**Task prompt**
Copy everything in the listing below word for word, apart from any images.
━━━ Provided material
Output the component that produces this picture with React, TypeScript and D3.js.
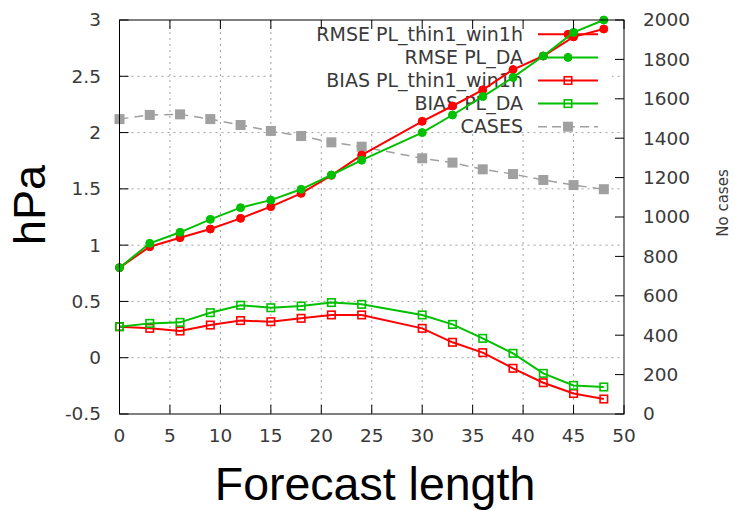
import React from "react";
import * as d3 from "d3";

const leadTimes = [0, 3, 6, 9, 12, 15, 18, 21, 24, 30, 33, 36, 39, 42, 45, 48];
const rmseThin = [0.8, 0.986, 1.066, 1.143, 1.238, 1.342, 1.46, 1.62, 1.8, 2.1, 2.236, 2.38, 2.56, 2.68, 2.85, 2.92];
const rmseDA = [0.8, 1.016, 1.114, 1.229, 1.333, 1.4, 1.496, 1.623, 1.755, 2.0, 2.156, 2.32, 2.49, 2.68, 2.89, 3.0];
const biasThin = [0.276, 0.261, 0.237, 0.29, 0.33, 0.32, 0.35, 0.38, 0.38, 0.261, 0.137, 0.045, -0.094, -0.222, -0.318, -0.367];
const biasDA = [0.276, 0.305, 0.314, 0.4, 0.466, 0.444, 0.459, 0.49, 0.474, 0.38, 0.296, 0.172, 0.039, -0.139, -0.246, -0.26];
const cases = [1497, 1518, 1521, 1497, 1467, 1437, 1411, 1379, 1357, 1298, 1276, 1242, 1218, 1188, 1162, 1141];

const xTicks = [0, 5, 10, 15, 20, 25, 30, 35, 40, 45, 50];
const yTicks = [-0.5, 0, 0.5, 1, 1.5, 2, 2.5, 3];
const y2Ticks = [0, 200, 400, 600, 800, 1000, 1200, 1400, 1600, 1800, 2000];

const legendLabels = ["RMSE PL_thin1_win1h", "RMSE PL_DA", "BIAS PL_thin1_win1h", "BIAS PL_DA", "CASES"];

const RED = "#ff0000";
const GREEN = "#00c000";
const GRAY = "#a0a0a0";
const TXT = "#3a3a3a";
const TICKFONT = "'DejaVu Sans', sans-serif";
const TITLEFONT = "'Liberation Sans', Arial, sans-serif";

export default function App() {
  const L = 119.5, R = 624, T = 20, B = 414;
  const x = d3.scaleLinear().domain([0, 50]).range([L, R]);
  const y = d3.scaleLinear().domain([-0.5, 3]).range([B, T]);
  const y2 = d3.scaleLinear().domain([0, 2000]).range([B, T]);
  const tl = 9;

  const line = (vals: number[], sc: d3.ScaleLinear<number, number>) =>
    d3.line<number>().x((_, i) => x(leadTimes[i])).y((v) => sc(v))(vals) || "";

  const circle = (cx: number, cy: number, color: string, k: string) => (
    <circle key={k} cx={cx} cy={cy} r={4} fill={color} stroke={color} strokeWidth={1} />
  );
  const square = (cx: number, cy: number, color: string, k: string) => (
    <rect key={k} x={cx - 3.75} y={cy - 3.75} width={7.5} height={7.5} fill="none" stroke={color} strokeWidth={1.6} />
  );
  const gsquare = (cx: number, cy: number, k: string) => (
    <rect key={k} x={cx - 5} y={cy - 5} width={10} height={10} fill={GRAY} />
  );

  const rowY = (i: number) => 34.3 + i * 23.1;
  const sx1 = 538, sx2 = 598, textR = 523;

  return (
    <svg width={734} height={510} style={{ position: "absolute", left: 0, top: 0, background: "#fff" }}>
      {/* grid */}
      <g stroke="#a0a0a0" strokeWidth={1} strokeDasharray="2,4">
        {xTicks.slice(1, -1).map((t) => (
          <line key={"gx" + t} x1={x(t)} x2={x(t)} y1={T} y2={B} />
        ))}
        {yTicks.slice(1, -1).map((t) => (
          <line key={"gy" + t} x1={L} x2={R} y1={y(t)} y2={y(t)} />
        ))}
      </g>

      {/* opaque legend box */}
      <rect x={275} y={T + 1} width={337} height={110} fill="#fff" />

      {/* legend */}
      <g fontFamily={TICKFONT} fontSize={19} fill={TXT}>
        {legendLabels.map((lab, i) => (
          <text key={lab} x={textR} y={rowY(i)} dy="0.35em" textAnchor="end">{lab}</text>
        ))}
      </g>
      <g>
        <line x1={sx1} x2={sx2} y1={rowY(0)} y2={rowY(0)} stroke={RED} strokeWidth={2} />
        {circle((sx1 + sx2) / 2, rowY(0), RED, "l0")}
        <line x1={sx1} x2={sx2} y1={rowY(1)} y2={rowY(1)} stroke={GREEN} strokeWidth={2} />
        {circle((sx1 + sx2) / 2, rowY(1), GREEN, "l1")}
        <line x1={sx1} x2={sx2} y1={rowY(2)} y2={rowY(2)} stroke={RED} strokeWidth={2} />
        {square((sx1 + sx2) / 2, rowY(2), RED, "l2")}
        <line x1={sx1} x2={sx2} y1={rowY(3)} y2={rowY(3)} stroke={GREEN} strokeWidth={2} />
        {square((sx1 + sx2) / 2, rowY(3), GREEN, "l3")}
        <line x1={sx1} x2={sx2} y1={rowY(4)} y2={rowY(4)} stroke={GRAY} strokeWidth={1.5} strokeDasharray="9,5" />
        {gsquare((sx1 + sx2) / 2, rowY(4), "l4")}
      </g>

      {/* cases */}
      <path d={line(cases, y2)} fill="none" stroke={GRAY} strokeWidth={1.5} strokeDasharray="9,6" />
      {cases.map((c, i) => gsquare(x(leadTimes[i]), y2(c), "c" + i))}

      {/* bias */}
      <path d={line(biasThin, y)} fill="none" stroke={RED} strokeWidth={2} />
      {biasThin.map((v, i) => square(x(leadTimes[i]), y(v), RED, "bt" + i))}
      <path d={line(biasDA, y)} fill="none" stroke={GREEN} strokeWidth={2} />
      {biasDA.map((v, i) => square(x(leadTimes[i]), y(v), GREEN, "bd" + i))}

      {/* rmse */}
      <path d={line(rmseThin, y)} fill="none" stroke={RED} strokeWidth={2} />
      {rmseThin.map((v, i) => circle(x(leadTimes[i]), y(v), RED, "rt" + i))}
      <path d={line(rmseDA, y)} fill="none" stroke={GREEN} strokeWidth={2} />
      {rmseDA.map((v, i) => circle(x(leadTimes[i]), y(v), GREEN, "rd" + i))}

      {/* border and ticks */}
      <rect x={L} y={T} width={R - L} height={B - T} fill="none" stroke="#000" strokeWidth={1} />
      <g stroke="#000" strokeWidth={1}>
        {xTicks.map((t) => (
          <g key={"xt" + t}>
            <line x1={x(t)} x2={x(t)} y1={B} y2={B - tl} />
            <line x1={x(t)} x2={x(t)} y1={T} y2={T + tl} />
          </g>
        ))}
        {yTicks.map((t) => (
          <g key={"yt" + t}>
            <line x1={L} x2={L + tl} y1={y(t)} y2={y(t)} />
          </g>
        ))}
        {y2Ticks.map((t) => (
          <line key={"y2t" + t} x1={R} x2={R - tl} y1={y2(t)} y2={y2(t)} />
        ))}
      </g>

      {/* tick labels */}
      <g fontFamily={TICKFONT} fontSize={18.5} fill={TXT}>
        {xTicks.map((t) => (
          <text key={"xl" + t} x={x(t)} y={442} textAnchor="middle">{t}</text>
        ))}
        {yTicks.map((t) => (
          <text key={"yl" + t} x={101} y={y(t)} dy="0.35em" textAnchor="end">{t}</text>
        ))}
        {y2Ticks.map((t) => (
          <text key={"y2l" + t} x={643} y={y2(t)} dy="0.35em" textAnchor="start">{t}</text>
        ))}
      </g>

      {/* titles */}
      <text x={375} y={500} textAnchor="middle" fontFamily={TITLEFONT} fontSize={46.5} fill="#000">Forecast length</text>
      <text transform="translate(45,205) rotate(-90)" textAnchor="middle" fontFamily={TITLEFONT} fontSize={45} fill="#000">hPa</text>
      <text transform="translate(728,203) rotate(-90)" textAnchor="middle" fontFamily={TICKFONT} fontSize={15} fill={TXT}>No cases</text>
    </svg>
  );
}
━━━━━━
**Reply to the task**
Output the component that produces this picture with React, TypeScript and D3.js.
import React from "react";
import * as d3 from "d3";

const leadTimes = [0, 3, 6, 9, 12, 15, 18, 21, 24, 30, 33, 36, 39, 42, 45, 48];
const rmseThin = [0.8, 0.986, 1.066, 1.143, 1.238, 1.342, 1.46, 1.62, 1.8, 2.1, 2.236, 2.38, 2.56, 2.68, 2.85, 2.92];
const rmseDA = [0.8, 1.016, 1.114, 1.229, 1.333, 1.4, 1.496, 1.623, 1.755, 2.0, 2.156, 2.32, 2.49, 2.68, 2.89, 3.0];
const biasThin = [0.276, 0.261, 0.237, 0.29, 0.33, 0.32, 0.35, 0.38, 0.38, 0.261, 0.137, 0.045, -0.094, -0.222, -0.318, -0.367];
const biasDA = [0.276, 0.305, 0.314, 0.4, 0.466, 0.444, 0.459, 0.49, 0.474, 0.38, 0.296, 0.172, 0.039, -0.139, -0.246, -0.26];
const cases = [1497, 1518, 1521, 1497, 1467, 1437, 1411, 1379, 1357, 1298, 1276, 1242, 1218, 1188, 1162, 1141];

const xTicks = [0, 5, 10, 15, 20, 25, 30, 35, 40, 45, 50];
const yTicks = [-0.5, 0, 0.5, 1, 1.5, 2, 2.5, 3];
const y2Ticks = [0, 200, 400, 600, 800, 1000, 1200, 1400, 1600, 1800, 2000];

const legendLabels = ["RMSE PL_thin1_win1h", "RMSE PL_DA", "BIAS PL_thin1_win1h", "BIAS PL_DA", "CASES"];

const RED = "#ff0000";
const GREEN = "#00c000";
const GRAY = "#a0a0a0";
const TXT = "#3a3a3a";
const TICKFONT = "'DejaVu Sans', sans-serif";
const TITLEFONT = "'Liberation Sans', Arial, sans-serif";

export default function App() {
  const L = 119.5, R = 624, T = 20, B = 414;
  const x = d3.scaleLinear().domain([0, 50]).range([L, R]);
  const y = d3.scaleLinear().domain([-0.5, 3]).range([B, T]);
  const y2 = d3.scaleLinear().domain([0, 2000]).range([B, T]);
  const tl = 9;

  const line = (vals: number[], sc: d3.ScaleLinear<number, number>) =>
    d3.line<number>().x((_, i) => x(leadTimes[i])).y((v) => sc(v))(vals) || "";

  const circle = (cx: number, cy: number, color: string, k: string) => (
    <circle key={k} cx={cx} cy={cy} r={4} fill={color} stroke={color} strokeWidth={1} />
  );
  const square = (cx: number, cy: number, color: string, k: string) => (
    <rect key={k} x={cx - 3.75} y={cy - 3.75} width={7.5} height={7.5} fill="none" stroke={color} strokeWidth={1.6} />
  );
  const gsquare = (cx: number, cy: number, k: string) => (
    <rect key={k} x={cx - 5} y={cy - 5} width={10} height={10} fill={GRAY} />
  );

  const rowY = (i: number) => 34.3 + i * 23.1;
  const sx1 = 538, sx2 = 598, textR = 523;

  return (
    <svg width={734} height={510} style={{ position: "absolute", left: 0, top: 0, background: "#fff" }}>
      {/* grid */}
      <g stroke="#a0a0a0" strokeWidth={1} strokeDasharray="2,4">
        {xTicks.slice(1, -1).map((t) => (
          <line key={"gx" + t} x1={x(t)} x2={x(t)} y1={T} y2={B} />
        ))}
        {yTicks.slice(1, -1).map((t) => (
          <line key={"gy" + t} x1={L} x2={R} y1={y(t)} y2={y(t)} />
        ))}
      </g>

      {/* opaque legend box */}
      <rect x={275} y={T + 1} width={337} height={110} fill="#fff" />

      {/* legend */}
      <g fontFamily={TICKFONT} fontSize={19} fill={TXT}>
        {legendLabels.map((lab, i) => (
          <text key={lab} x={textR} y={rowY(i)} dy="0.35em" textAnchor="end">{lab}</text>
        ))}
      </g>
      <g>
        <line x1={sx1} x2={sx2} y1={rowY(0)} y2={rowY(0)} stroke={RED} strokeWidth={2} />
        {circle((sx1 + sx2) / 2, rowY(0), RED, "l0")}
        <line x1={sx1} x2={sx2} y1={rowY(1)} y2={rowY(1)} stroke={GREEN} strokeWidth={2} />
        {circle((sx1 + sx2) / 2, rowY(1), GREEN, "l1")}
        <line x1={sx1} x2={sx2} y1={rowY(2)} y2={rowY(2)} stroke={RED} strokeWidth={2} />
        {square((sx1 + sx2) / 2, rowY(2), RED, "l2")}
        <line x1={sx1} x2={sx2} y1={rowY(3)} y2={rowY(3)} stroke={GREEN} strokeWidth={2} />
        {square((sx1 + sx2) / 2, rowY(3), GREEN, "l3")}
        <line x1={sx1} x2={sx2} y1={rowY(4)} y2={rowY(4)} stroke={GRAY} strokeWidth={1.5} strokeDasharray="9,5" />
        {gsquare((sx1 + sx2) / 2, rowY(4), "l4")}
      </g>

      {/* cases */}
      <path d={line(cases, y2)} fill="none" stroke={GRAY} strokeWidth={1.5} strokeDasharray="9,6" />
      {cases.map((c, i) => gsquare(x(leadTimes[i]), y2(c), "c" + i))}

      {/* bias */}
      <path d={line(biasThin, y)} fill="none" stroke={RED} strokeWidth={2} />
      {biasThin.map((v, i) => square(x(leadTimes[i]), y(v), RED, "bt" + i))}
      <path d={line(biasDA, y)} fill="none" stroke={GREEN} strokeWidth={2} />
      {biasDA.map((v, i) => square(x(leadTimes[i]), y(v), GREEN, "bd" + i))}

      {/* rmse */}
      <path d={line(rmseThin, y)} fill="none" stroke={RED} strokeWidth={2} />
      {rmseThin.map((v, i) => circle(x(leadTimes[i]), y(v), RED, "rt" + i))}
      <path d={line(rmseDA, y)} fill="none" stroke={GREEN} strokeWidth={2} />
      {rmseDA.map((v, i) => circle(x(leadTimes[i]), y(v), GREEN, "rd" + i))}

      {/* border and ticks */}
      <rect x={L} y={T} width={R - L} height={B - T} fill="none" stroke="#000" strokeWidth={1} />
      <g stroke="#000" strokeWidth={1}>
        {xTicks.map((t) => (
          <g key={"xt" + t}>
            <line x1={x(t)} x2={x(t)} y1={B} y2={B - tl} />
            <line x1={x(t)} x2={x(t)} y1={T} y2={T + tl} />
          </g>
        ))}
        {yTicks.map((t) => (
          <g key={"yt" + t}>
            <line x1={L} x2={L + tl} y1={y(t)} y2={y(t)} />
          </g>
        ))}
        {y2Ticks.map((t) => (
          <line key={"y2t" + t} x1={R} x2={R - tl} y1={y2(t)} y2={y2(t)} />
        ))}
      </g>

      {/* tick labels */}
      <g fontFamily={TICKFONT} fontSize={18.5} fill={TXT}>
        {xTicks.map((t) => (
          <text key={"xl" + t} x={x(t)} y={442} textAnchor="middle">{t}</text>
        ))}
        {yTicks.map((t) => (
          <text key={"yl" + t} x={101} y={y(t)} dy="0.35em" textAnchor="end">{t}</text>
        ))}
        {y2Ticks.map((t) => (
          <text key={"y2l" + t} x={643} y={y2(t)} dy="0.35em" textAnchor="start">{t}</text>
        ))}
      </g>

      {/* titles */}
      <text x={375} y={500} textAnchor="middle" fontFamily={TITLEFONT} fontSize={46.5} fill="#000">Forecast length</text>
      <text transform="translate(45,205) rotate(-90)" textAnchor="middle" fontFamily={TITLEFONT} fontSize={45} fill="#000">hPa</text>
      <text transform="translate(728,203) rotate(-90)" textAnchor="middle" fontFamily={TICKFONT} fontSize={15} fill={TXT}>No cases</text>
    </svg>
  );
}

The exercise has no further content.